__Work to complete__. Tally the lines that hold the word "diagram" and reply with that figure only.

__Data extract__.
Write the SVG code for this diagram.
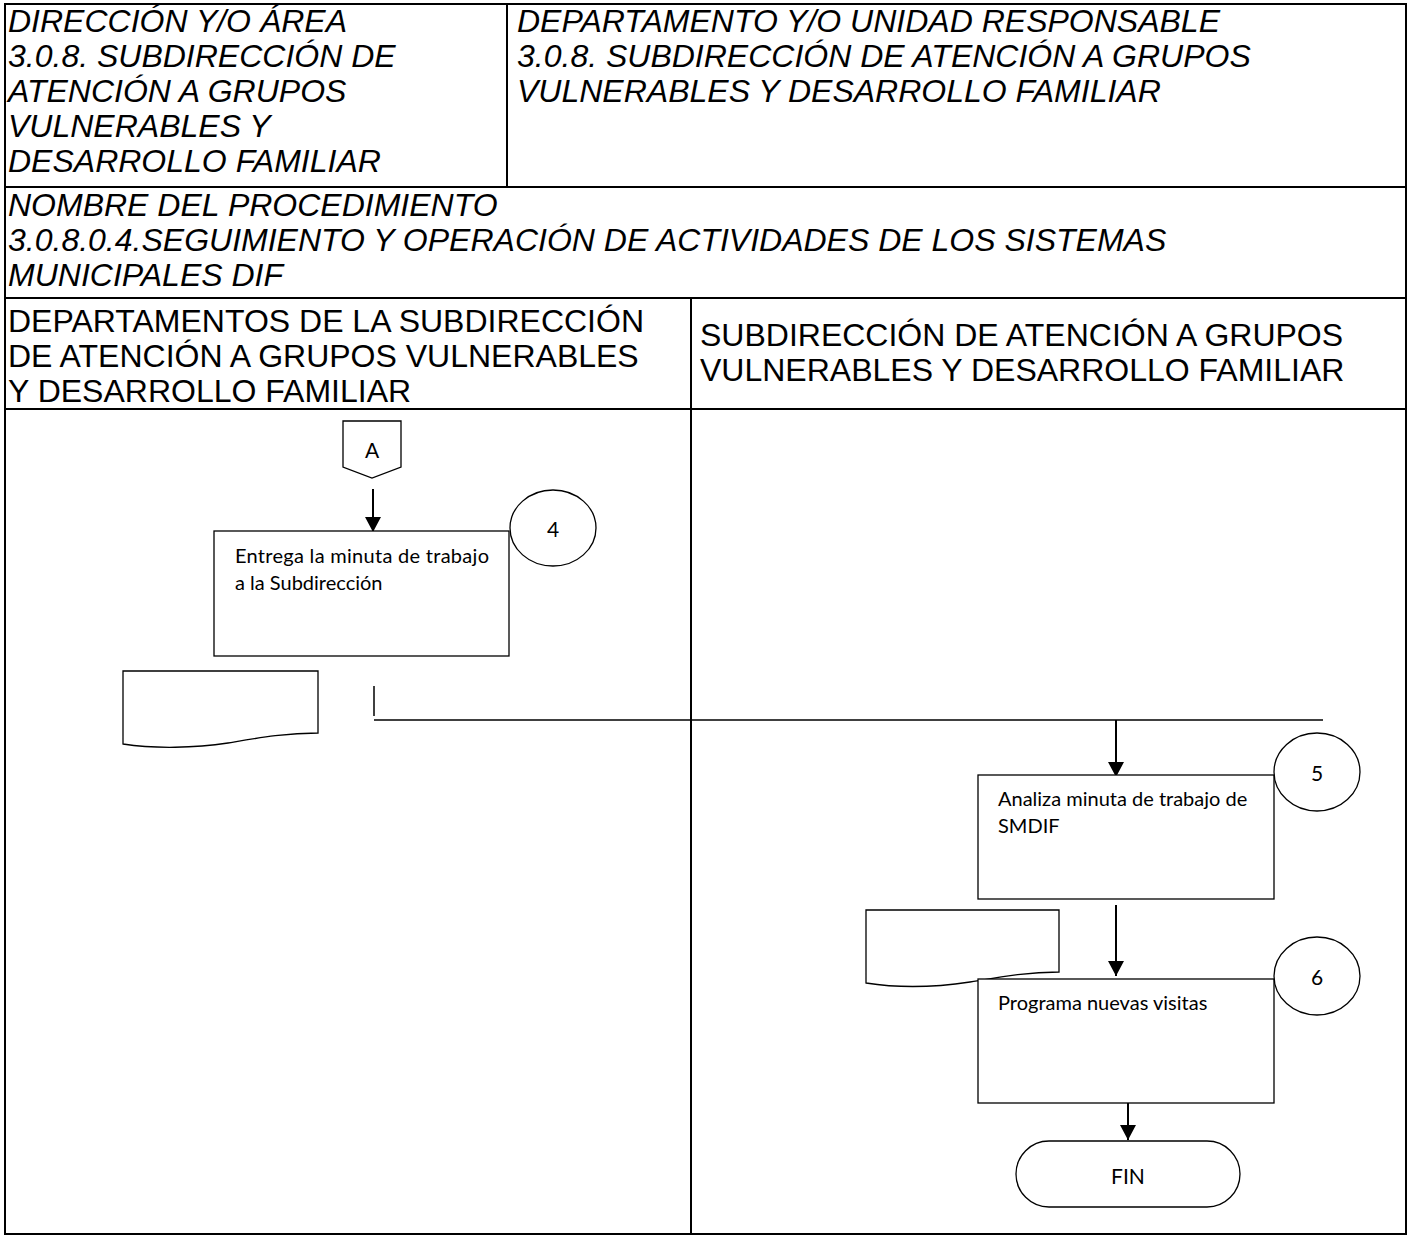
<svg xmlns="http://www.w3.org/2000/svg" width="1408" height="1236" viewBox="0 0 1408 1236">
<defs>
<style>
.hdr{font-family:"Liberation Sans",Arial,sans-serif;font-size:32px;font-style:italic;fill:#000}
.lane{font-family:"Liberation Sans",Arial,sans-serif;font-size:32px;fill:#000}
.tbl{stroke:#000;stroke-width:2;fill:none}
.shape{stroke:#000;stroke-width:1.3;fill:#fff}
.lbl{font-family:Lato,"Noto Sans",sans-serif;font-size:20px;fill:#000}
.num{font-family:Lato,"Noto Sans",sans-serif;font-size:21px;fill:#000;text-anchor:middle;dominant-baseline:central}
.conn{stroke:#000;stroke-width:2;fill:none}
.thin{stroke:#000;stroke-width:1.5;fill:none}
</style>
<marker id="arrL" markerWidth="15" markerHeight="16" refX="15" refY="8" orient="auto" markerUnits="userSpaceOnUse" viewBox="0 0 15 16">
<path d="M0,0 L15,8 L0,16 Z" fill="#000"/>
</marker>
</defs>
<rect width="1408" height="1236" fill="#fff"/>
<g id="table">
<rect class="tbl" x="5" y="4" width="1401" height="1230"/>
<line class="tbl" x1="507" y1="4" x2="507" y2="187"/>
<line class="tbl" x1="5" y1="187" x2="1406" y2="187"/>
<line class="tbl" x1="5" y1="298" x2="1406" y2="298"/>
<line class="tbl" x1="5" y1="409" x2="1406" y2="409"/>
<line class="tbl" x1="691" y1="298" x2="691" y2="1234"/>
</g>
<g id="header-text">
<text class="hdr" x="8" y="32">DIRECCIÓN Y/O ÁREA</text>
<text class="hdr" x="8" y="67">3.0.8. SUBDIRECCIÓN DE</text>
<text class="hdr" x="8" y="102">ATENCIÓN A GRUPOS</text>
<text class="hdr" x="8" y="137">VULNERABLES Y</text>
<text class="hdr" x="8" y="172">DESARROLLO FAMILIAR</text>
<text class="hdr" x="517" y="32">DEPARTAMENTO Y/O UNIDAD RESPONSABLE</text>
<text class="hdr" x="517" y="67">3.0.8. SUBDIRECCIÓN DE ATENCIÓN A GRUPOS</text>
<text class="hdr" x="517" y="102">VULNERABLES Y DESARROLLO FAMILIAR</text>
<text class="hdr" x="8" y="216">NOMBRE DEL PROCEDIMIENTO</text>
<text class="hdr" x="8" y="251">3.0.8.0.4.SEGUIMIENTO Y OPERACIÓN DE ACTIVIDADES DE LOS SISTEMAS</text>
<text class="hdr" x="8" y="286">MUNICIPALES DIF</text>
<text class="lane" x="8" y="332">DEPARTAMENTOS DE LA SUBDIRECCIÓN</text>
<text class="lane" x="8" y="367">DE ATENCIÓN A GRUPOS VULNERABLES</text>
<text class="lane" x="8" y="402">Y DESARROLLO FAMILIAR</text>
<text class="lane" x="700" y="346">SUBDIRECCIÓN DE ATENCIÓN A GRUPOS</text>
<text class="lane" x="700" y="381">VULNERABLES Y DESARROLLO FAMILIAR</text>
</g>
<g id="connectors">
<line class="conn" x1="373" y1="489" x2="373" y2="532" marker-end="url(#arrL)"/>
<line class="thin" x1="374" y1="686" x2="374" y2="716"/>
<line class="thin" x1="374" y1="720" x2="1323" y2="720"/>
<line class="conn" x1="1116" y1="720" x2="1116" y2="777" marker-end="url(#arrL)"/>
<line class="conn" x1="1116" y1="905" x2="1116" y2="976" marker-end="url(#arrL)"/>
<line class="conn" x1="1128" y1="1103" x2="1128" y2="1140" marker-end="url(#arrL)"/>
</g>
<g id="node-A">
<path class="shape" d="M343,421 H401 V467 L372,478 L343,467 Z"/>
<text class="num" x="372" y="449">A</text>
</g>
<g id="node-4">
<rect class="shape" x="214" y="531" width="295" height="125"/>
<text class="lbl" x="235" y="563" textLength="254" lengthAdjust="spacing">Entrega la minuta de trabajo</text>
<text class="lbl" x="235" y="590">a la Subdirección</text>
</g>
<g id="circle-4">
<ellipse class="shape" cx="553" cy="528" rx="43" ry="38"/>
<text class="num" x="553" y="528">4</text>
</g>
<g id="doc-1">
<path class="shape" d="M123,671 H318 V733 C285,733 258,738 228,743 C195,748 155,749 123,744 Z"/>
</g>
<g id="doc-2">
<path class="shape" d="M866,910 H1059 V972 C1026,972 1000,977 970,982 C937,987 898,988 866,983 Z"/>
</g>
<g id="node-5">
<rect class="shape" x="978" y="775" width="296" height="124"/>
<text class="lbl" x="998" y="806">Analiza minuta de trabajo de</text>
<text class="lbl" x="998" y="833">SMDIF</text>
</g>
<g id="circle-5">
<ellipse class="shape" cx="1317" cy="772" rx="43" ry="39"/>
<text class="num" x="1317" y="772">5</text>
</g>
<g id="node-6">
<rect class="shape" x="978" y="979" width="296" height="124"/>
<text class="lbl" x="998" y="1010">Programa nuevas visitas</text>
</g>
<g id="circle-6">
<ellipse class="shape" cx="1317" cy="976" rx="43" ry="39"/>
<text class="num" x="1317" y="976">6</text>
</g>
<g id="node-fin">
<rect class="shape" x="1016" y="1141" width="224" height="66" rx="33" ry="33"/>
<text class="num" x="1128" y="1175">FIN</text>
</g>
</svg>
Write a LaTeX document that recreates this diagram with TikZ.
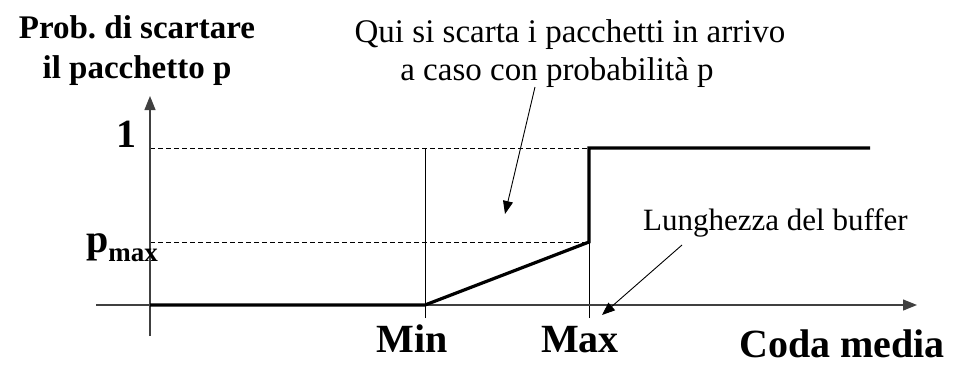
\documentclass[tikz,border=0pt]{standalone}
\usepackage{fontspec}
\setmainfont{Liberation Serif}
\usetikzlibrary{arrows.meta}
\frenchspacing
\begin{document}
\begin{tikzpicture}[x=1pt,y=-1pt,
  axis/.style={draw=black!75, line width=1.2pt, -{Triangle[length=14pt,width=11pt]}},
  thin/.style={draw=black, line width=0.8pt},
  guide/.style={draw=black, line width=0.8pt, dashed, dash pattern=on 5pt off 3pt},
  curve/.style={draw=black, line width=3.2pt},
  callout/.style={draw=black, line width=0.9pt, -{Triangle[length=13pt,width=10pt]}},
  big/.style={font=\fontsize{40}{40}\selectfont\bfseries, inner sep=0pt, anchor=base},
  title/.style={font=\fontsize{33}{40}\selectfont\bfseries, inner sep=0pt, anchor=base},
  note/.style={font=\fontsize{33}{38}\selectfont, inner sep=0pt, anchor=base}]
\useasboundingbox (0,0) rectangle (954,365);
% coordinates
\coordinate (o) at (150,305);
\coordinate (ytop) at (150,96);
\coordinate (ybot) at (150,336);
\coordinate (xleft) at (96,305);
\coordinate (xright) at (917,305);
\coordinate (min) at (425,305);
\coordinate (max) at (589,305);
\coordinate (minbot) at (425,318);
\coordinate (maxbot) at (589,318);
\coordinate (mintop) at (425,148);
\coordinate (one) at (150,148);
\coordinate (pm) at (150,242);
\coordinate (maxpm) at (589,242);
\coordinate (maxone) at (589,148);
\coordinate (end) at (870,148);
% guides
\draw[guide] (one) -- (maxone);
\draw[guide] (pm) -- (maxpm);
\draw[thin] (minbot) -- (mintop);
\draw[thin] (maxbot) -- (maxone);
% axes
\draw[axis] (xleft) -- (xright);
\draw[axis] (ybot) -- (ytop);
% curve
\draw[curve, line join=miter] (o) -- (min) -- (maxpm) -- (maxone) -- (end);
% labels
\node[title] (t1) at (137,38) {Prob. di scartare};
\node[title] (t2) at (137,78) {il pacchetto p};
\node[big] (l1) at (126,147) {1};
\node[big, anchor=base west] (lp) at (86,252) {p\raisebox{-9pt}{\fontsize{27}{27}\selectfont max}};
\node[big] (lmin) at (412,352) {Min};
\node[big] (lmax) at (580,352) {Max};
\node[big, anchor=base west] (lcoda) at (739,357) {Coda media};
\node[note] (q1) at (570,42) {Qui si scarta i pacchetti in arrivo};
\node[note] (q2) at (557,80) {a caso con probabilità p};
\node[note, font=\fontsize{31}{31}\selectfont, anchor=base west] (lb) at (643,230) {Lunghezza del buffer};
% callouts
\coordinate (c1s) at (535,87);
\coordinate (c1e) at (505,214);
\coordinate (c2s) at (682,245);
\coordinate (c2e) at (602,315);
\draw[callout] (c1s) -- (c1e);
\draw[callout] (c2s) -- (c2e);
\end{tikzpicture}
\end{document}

__Result of this exercise__. 2